Prior belief

See also: Machine learning terms

Prior Belief in Machine Learning

Prior belief, also known as prior probability or simply prior, is a fundamental concept in the field of machine learning, particularly in Bayesian statistics and Bayesian machine learning methods. The prior represents the initial belief or probability distribution of a model regarding the values of its parameters before any data is taken into account. This section will cover the definition of prior belief, its role in Bayesian methods, and the selection of appropriate priors.

Definition

In Bayesian statistics, prior belief is a probability distribution that quantifies the uncertainty or belief about the possible values of a model's parameters before any data is observed.
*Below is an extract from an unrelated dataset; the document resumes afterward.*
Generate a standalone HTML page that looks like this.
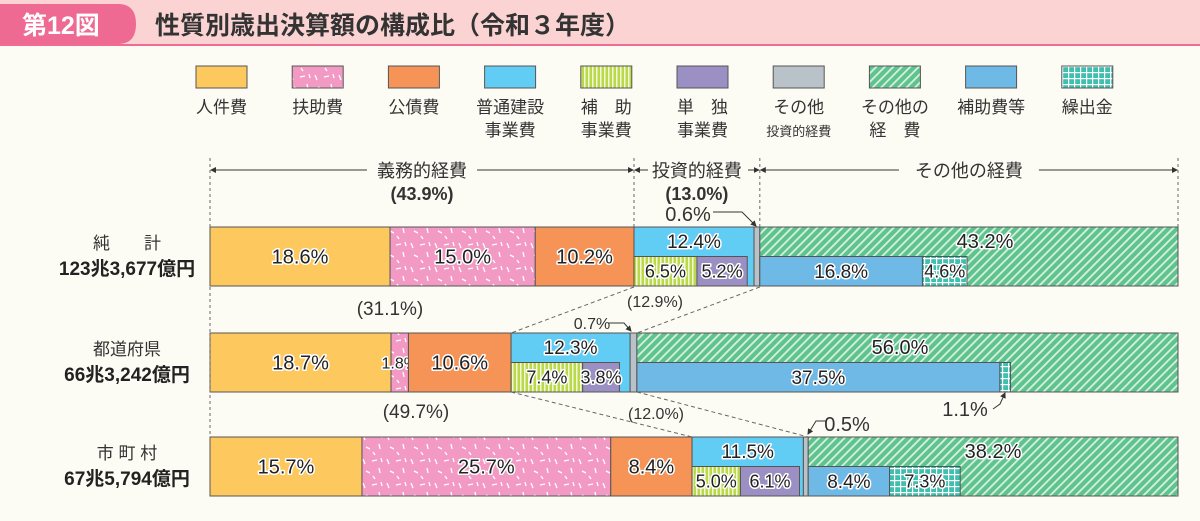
<!DOCTYPE html>
<html><head><meta charset="utf-8"><style>
body{margin:0;background:#fdfcf4;}
svg{display:block;font-family:"Liberation Sans","Noto Sans CJK JP",sans-serif;}
.lbl{paint-order:stroke;stroke:#fff;stroke-width:3px;stroke-linejoin:round;fill:#222;}
</style></head><body>
<svg id="chart" width="1200" height="521" viewBox="0 0 1200 521">
<defs>
<pattern id="pPink" width="24" height="24" patternUnits="userSpaceOnUse"><rect width="24" height="24" fill="#f39ac4"/><g stroke="#fff" stroke-width="1.3"><line x1="3" y1="3" x2="5" y2="8"/><line x1="12" y1="5" x2="17" y2="4"/><line x1="19" y1="12" x2="20" y2="17"/><line x1="6" y1="15" x2="10" y2="17"/><line x1="13" y1="20" x2="15" y2="23"/><line x1="21" y1="2" x2="22" y2="6"/></g></pattern>
<pattern id="pStripe" width="4" height="4" patternUnits="userSpaceOnUse"><rect width="4" height="4" fill="#b9d94a"/><rect width="1.5" height="4" fill="#f3f7d8"/></pattern>
<pattern id="pHatch" width="6" height="6" patternUnits="userSpaceOnUse" patternTransform="rotate(45)"><rect width="6" height="6" fill="#5fc38e"/><rect width="1.8" height="6" fill="#d8f0e0"/></pattern>
<pattern id="pGrid" width="6" height="6" patternUnits="userSpaceOnUse"><rect width="6" height="6" fill="#3fbfae"/><rect width="6" height="1.2" fill="#fff"/><rect width="1.2" height="6" fill="#fff"/></pattern>
<marker id="arr" markerWidth="6" markerHeight="6" refX="5" refY="3" orient="auto"><path d="M0,0L6,3L0,6z" fill="#333"/></marker>
</defs>
<rect x="0" y="0" width="1200" height="46" fill="#fbd3d3"/>
<rect x="0" y="44" width="1200" height="2" fill="#ef6b93"/>
<path d="M0,4H118Q136,4 136,24Q136,44 118,44H0Z" fill="#ee6a93"/>
<text x="22" y="34" font-size="25" font-weight="bold" fill="#fff">第12図</text>
<text x="155" y="34" font-size="25" font-weight="bold" fill="#333">性質別歳出決算額の構成比（令和３年度）</text>
<g id="legend"></g>
<g id="bars"></g>
<g id="annot"></g>
</svg>
<script>
const categories=["人件費","扶助費","公債費","普通建設事業費","補助事業費","単独事業費","その他投資的経費","その他の経費","補助費等","繰出金"];
const rowNames=["純　　計","都道府県","市 町 村"];
const rowTotals=["123兆3,677億円","66兆3,242億円","67兆5,794億円"];
const personnel=[18.6,18.7,15.7];
const assistance=[15.0,1.8,25.7];
const debt=[10.2,10.6,8.4];
const construction=[12.4,12.3,11.5];
const subsidized=[6.5,7.4,5.0];
const independent=[5.2,3.8,6.1];
const otherInvest=[0.6,0.7,0.5];
const otherExp=[43.2,56.0,38.2];
const subsidies=[16.8,37.5,8.4];
const transfers=[4.6,1.1,7.3];
const fills=["#fdc95e","url(#pPink)","#f59456","#62cdf4","url(#pStripe)","#9b8fc4","#b8c2c8","url(#pHatch)","#6fb9e6","url(#pGrid)"];
const NS="http://www.w3.org/2000/svg";
const X0=210,X1=1178,W=X1-X0;
const rowTop=[227,333,437],BH=59;
function sx(p){return X0+p/100*W;}
function el(t,a,p){const e=document.createElementNS(NS,t);for(const k in a)e.setAttribute(k,a[k]);p.appendChild(e);return e;}
const lg=document.getElementById('legend'),bg=document.getElementById('bars'),an=document.getElementById('annot');
const legLines=[["人件費"],["扶助費"],["公債費"],["普通建設","事業費"],["補　助","事業費"],["単　独","事業費"],["その他","投資的経費"],["その他の","経　費"],["補助費等"],["繰出金"]];
categories.forEach((c,i)=>{
  const x=196+i*96.2;
  const r=el('rect',{x:x,y:66,width:51,height:22,fill:fills[i],stroke:'#555','stroke-width':1},lg);
  
  
  legLines[i].forEach((l,j)=>{
    const small=(l.length>4);
    const t=el('text',{x:x+25.5,y:113+j*23,'font-size':small?13:17,'text-anchor':'middle',fill:'#333'},lg);
    t.textContent=l;
    
    
  });
});
function seg(x,y,w,h,f,label,name,fs,lx){
  const r=el('rect',{x:x,y:y,width:Math.max(w,0.5),height:h,fill:f,stroke:'#555','stroke-width':1},bg);
  
  
  if(label!==null){
    const t=el('text',{x:lx!==undefined?lx:x+w/2,y:y+h/2+fs*0.36,'font-size':fs,'text-anchor':'middle',class:'lbl'},bg);
    t.textContent=label;
    
    
  }
}
const otherLabelX=[985,900,993];
for(let r=0;r<3;r++){
  const y=rowTop[r],h2=BH/2;
  const vals=[personnel[r],assistance[r],debt[r],construction[r],otherInvest[r],otherExp[r]];
  let c=0;const st=[];
  vals.forEach(v=>{st.push(c);c+=v;});
  seg(sx(st[0]),y,sx(st[1])-sx(st[0]),BH,fills[0],personnel[r].toFixed(1)+'%','bar-personnel-'+r,20);
  seg(sx(st[1]),y,sx(st[2])-sx(st[1]),BH,fills[1],assistance[r].toFixed(1)+'%','bar-assistance-'+r,assistance[r]<3?16:20);
  seg(sx(st[2]),y,sx(st[3])-sx(st[2]),BH,fills[2],debt[r].toFixed(1)+'%','bar-debt-'+r,20);
  const cx=sx(st[3]);
  seg(cx,y,sx(st[4])-cx,BH,fills[3],null,'bar-construction-'+r,19);
  const ct=el('text',{x:(cx+sx(st[4]))/2,y:y+21,'font-size':19,'text-anchor':'middle',class:'lbl'},bg);
  ct.textContent=construction[r].toFixed(1)+'%';
  
  
  const sw=sx(subsidized[r])-X0,iw=sx(independent[r])-X0;
  seg(cx,y+h2,sw,h2,fills[4],subsidized[r].toFixed(1)+'%','bar-subsidized-'+r,18);
  seg(cx+sw,y+h2,iw,h2,fills[5],independent[r].toFixed(1)+'%','bar-independent-'+r,18);
  seg(sx(st[4]),y,sx(st[5])-sx(st[4]),BH,fills[6],null,'bar-other-invest-'+r,12);
  const ox=sx(st[5]);
  seg(ox,y,X1-ox,BH,fills[7],null,'bar-other-exp-'+r,20);
  const ot=el('text',{x:otherLabelX[r],y:y+21,'font-size':20,'text-anchor':'middle',class:'lbl'},bg);
  ot.textContent=otherExp[r].toFixed(1)+'%';
  
  
  const bw=sx(subsidies[r])-X0,tw=sx(transfers[r])-X0;
  seg(ox,y+h2,bw,h2,fills[8],subsidies[r].toFixed(1)+'%','bar-subsidies-'+r,19);
  seg(ox+bw,y+h2,tw,h2,fills[9],transfers[r]<2?null:transfers[r].toFixed(1)+'%','bar-transfers-'+r,18);
  const n=el('text',{x:127,y:y+22,'font-size':17,'text-anchor':'middle',fill:'#333'},an);
  n.textContent=rowNames[r];
  
  
  const tt=el('text',{x:127,y:y+48,'font-size':19,'text-anchor':'middle',fill:'#222','font-weight':'bold'},an);
  tt.textContent=rowTotals[r];
  
  
}
function tx(x,y,s,fs,name,bold){const t=el('text',{x:x,y:y,'font-size':fs,'text-anchor':'middle',fill:'#333'},an);if(bold)t.setAttribute('font-weight','bold');t.textContent=s;return t;}
const bOb=sx(personnel[0]+assistance[0]+debt[0]),bInv=sx(personnel[0]+assistance[0]+debt[0]+construction[0]+otherInvest[0]);
[X0,bOb,bInv,X1].forEach(x=>el('line',{x1:x,y1:158,x2:x,y2:227,stroke:'#666','stroke-dasharray':'3,3'},an));
el('line',{x1:X0,y1:287,x2:X0,y2:437,stroke:'#666','stroke-dasharray':'3,3'},an);
function brk(a,b,w){const m=(a+b)/2;el('line',{x1:m-w,y1:170,x2:a+1,y2:170,stroke:'#333','marker-end':'url(#arr)'},an);el('line',{x1:m+w,y1:170,x2:b-1,y2:170,stroke:'#333','marker-end':'url(#arr)'},an);}
brk(X0,bOb,55);brk(bOb,bInv,0);brk(bInv,X1,70);
el('rect',{x:648,y:160,width:100,height:20,fill:'#fdfcf4'},an);
tx((X0+bOb)/2,177,'義務的経費',18,'mandatory-bracket-label');
tx((X0+bOb)/2,200,'(43.9%)',18,'mandatory-pct',true);
tx((bOb+bInv)/2,177,'投資的経費',18,'investment-bracket-label');
tx((bOb+bInv)/2,200,'(13.0%)',18,'investment-pct',true);
tx((bInv+X1)/2,177,'その他の経費',18,'other-bracket-label');
function dash(x1,y1,x2,y2){el('line',{x1:x1,y1:y1,x2:x2,y2:y2,stroke:'#666','stroke-dasharray':'4,3'},an);}
function rowX(r,n){const a=[personnel[r],assistance[r],debt[r],construction[r],otherInvest[r]];let s=0;for(let i=0;i<n;i++)s+=a[i];return sx(s);}
dash(rowX(0,3),287,rowX(1,3),333);dash(rowX(0,5),287,rowX(1,5),333);
dash(rowX(1,3),392,rowX(2,3),437);dash(rowX(1,5),392,rowX(2,5),437);
tx(390,315,'(31.1%)',19,'pref-mandatory-pct');
tx(655,307,'(12.9%)',16,'pref-investment-pct');
tx(592,329,'0.7%',16,'pref-other-invest-label');
el('path',{d:'M608,323H624L631,331',fill:'none',stroke:'#333','marker-end':'url(#arr)'},an);
tx(416,418,'(49.7%)',19,'muni-mandatory-pct');
tx(656,419,'(12.0%)',16,'muni-investment-pct');
tx(688,221,'0.6%',20,'total-other-invest-label');
el('path',{d:'M713,212H742L756,226',fill:'none',stroke:'#333','marker-end':'url(#arr)'},an);
tx(847,431,'0.5%',20,'muni-other-invest-label');
el('path',{d:'M826,421H816L808,434',fill:'none',stroke:'#333','marker-end':'url(#arr)'},an);
tx(965,416,'1.1%',20,'pref-transfers-label');
el('path',{d:'M993,409L1000,404L1005,393',fill:'none',stroke:'#333','marker-end':'url(#arr)'},an);
</script>
</body></html>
The prior distribution encodes the researcher's or model's initial understanding or assumptions about the problem space, which is then updated using observed data to produce the posterior distribution, a refined belief that incorporates the information gained from the data.

Role in Bayesian Methods

The prior belief plays a crucial role in Bayesian machine learning methods, which are based on the principles of Bayesian statistics. Bayesian methods update the prior belief with observed data through the application of Bayes' theorem. The theorem combines the prior probability with the likelihood function (which measures the fit of the model to the observed data) to compute the posterior probability. The posterior distribution represents the updated belief or understanding about the model's parameters, given the observed data.

Selection of Priors

Selecting an appropriate prior can have a significant impact on the performance of Bayesian methods. There are several types of priors, each with its own advantages and disadvantages:

Informative priors: These priors are based on expert knowledge or existing information about the problem. They can improve the performance of a model when the prior information is accurate and reliable.
Non-informative priors: Also known as vague or flat priors, these priors express minimal or no prior knowledge about the parameters. They are typically used when there is insufficient information to formulate an informative prior or when the researcher wants to minimize the influence of the prior on the final results.
Conjugate priors: These are a class of priors that simplify the computation of the posterior distribution by yielding a posterior with the same functional form as the prior. Conjugate priors are particularly useful when working with small datasets or performing online updates of the model.

Explain Like I'm 5 (ELI5)

Imagine you have a bag of differently shaped objects, and you want to guess what's inside without looking. Your friend tells you there are mostly round objects in the bag. This information is like a prior belief in machine learning: it's your initial idea about what's inside before actually checking.

In machine learning, we use math and data to update our initial guess (prior belief) and make it better. This updated guess is called the "posterior distribution." We keep updating our beliefs as we get more information, which helps us create better models to understand and solve problems.